New Castle News

July 4, 2013

Ohio track not competition concern, developers say

Mary Grzebieniak
New Castle News

NEW CASTLE — Developers of Lawrence Downs Casino and Racing Resort are not concerned about competition from their Austintown, Ohio, casino project.

Lawrence County Commissioner Dan Vogler said that Penn National officials also hope to obtain a gaming license by the first quarter of 2014 and are solidly committed to the project.

Vogler met with Peter Carline, Penn National’s chief executive officer, and company vice presidents Steven Snyder and Eric Schippers last week at their corporate headquarters in Wyomissing, Berks County.

Vogler said he had asked for the meeting because he was in the eastern part of the state for Pennsylvania Harness Racing and Gaming Commission meetings Wednesday and Friday last week. He said he met with the vice presidents, then with Carline, for a total of about three hours.

He said they told him they do not view their Austintown development as a competitive threat to the development of the track and casino in Mahoning Township. While Penn National has broken ground for a thoroughbred racetrack in Austintown, Ohio, about 20 miles away, the officials said they plan to market the Pennsylvania development mainly to Beaver and Butler counties and the North Hills of Pittsburgh, not to Ohio.

Vogler pointed out several other reasons the Lawrence County project has an advantage over the Ohio development, including the fact the Lawrence County site will have table games, which the Austintown facility does not, and will have harness racing instead of thoroughbred racing.

Another advantage, Vogler said, is that the local development would allow smoking in designated areas, while Ohio law prohibits any smoking in such a facility.

Vogler added the distance between the Ohio development and the proposed Lawrence County site is about the same as between the Pittsburgh area’s  Meadows and Rivers casinos, which are both thriving.

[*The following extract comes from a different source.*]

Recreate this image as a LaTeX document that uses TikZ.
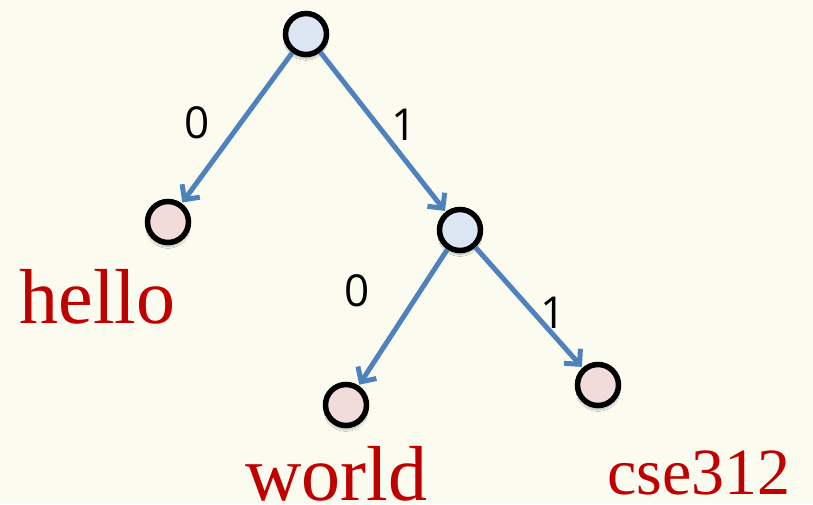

The three company officials expressed their commitment to the Lawrence County project, Vogler said, adding he also pledged the commissioners’ cooperation and assistance. An application for a gaming license for Lawrence Downs is before the Pennsylvania Gaming Commission and a local public hearing must be conducted prior to action on the application.

Penn National, which owns 30 percent of the Lawrence County proposed development and will manage it, also owns a casino in Dauphin County, Pa. Endeka Entertainment is the other partner in Lawrence Downs.

The Lawrence County commissioners will be floating a $50 million bond for the project, which they will pay back with the county’s share of revenues from the racetrack.